Who Invented the Circuit Breaker?

Circuit breakers were invented to protect street light bulbs from current surges.
••• old street lamp image by green308 from Fotolia.com

Thomas Edison developed the idea for a circuit breaker in 1879, sketched different concepts in his scientific journals and patented the idea the same year. A circuit breaker disconnects an electrical circuitry by opening a contact when the circulating electrical current reaches levels considered unsafe for the system. Circuit breakers equip every electrical system today, more than 120 years after being invented.

Context

Menlo Park, New Jersey became the center of continuous inventions starting in 1876. Edison built an industrial research laboratory there to work on his new inventions. The work was systematically patented. In the wave of creativity surrounding the industrial implementation of electrical networks, Edison developed the concept of the circuit breaker.

Purpose

With the installation of lighting in large cities, Edison realized that short circuits that raised the current to very high levels could damage the filament of the bulbs and destroy them. He explored a couple of options to mitigate this. The first one used fuses with wires that would self destruct under a surge of high current. The second approach involved a mechanical function that would spring open when the current was too high. Contact could be reinstated manually. In the end, Edison elected to go with fuses.

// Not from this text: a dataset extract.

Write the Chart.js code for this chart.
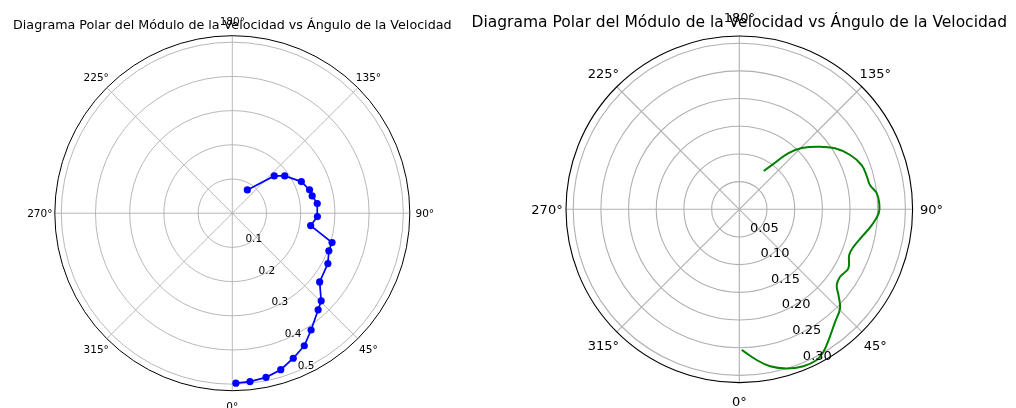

First Installed Circuit Breaker

In 1898, at the L Street Station of the Boston Electric Light Company, the first circuit breaker featured an oil tank and upward-breaking contacts manually activated. The oil was used to dampen the heat generated from the arc forming between the two open contacts.

Improvement

Granville Woods improved upon the design and invented the automatic circuit breaker in 1900. Woods was a self taught African-American inventor who patented many ideas for the railroad industry. His fame comes from devising a way for a train station to communicate directly with train conductors. He became a challenge for Edison who thought that Woods was operating too close to his own space of telegraphy. Edison sued Woods on the grounds of infringement but lost the case.

First Manufacturer

Cutter Manufacturing Company manufactured the first circuit breakers in Philadelphia in 1904. This product became very successful under the name of the ITE breaker, standing for the Inverse Time Element breaker. Today's electrical catalogs feature different types of ITE breakers.

Standardization

Specifications for circuit breakers did not appear until 1922 leaving a period of 40 years for creative improvisation from electricians and installers (AIEE Standards No. 19). The standards placed boundaries on maximum heat experienced by the breaker and prohibited devices that resulted in “flame-throwing” to reduce fire hazards.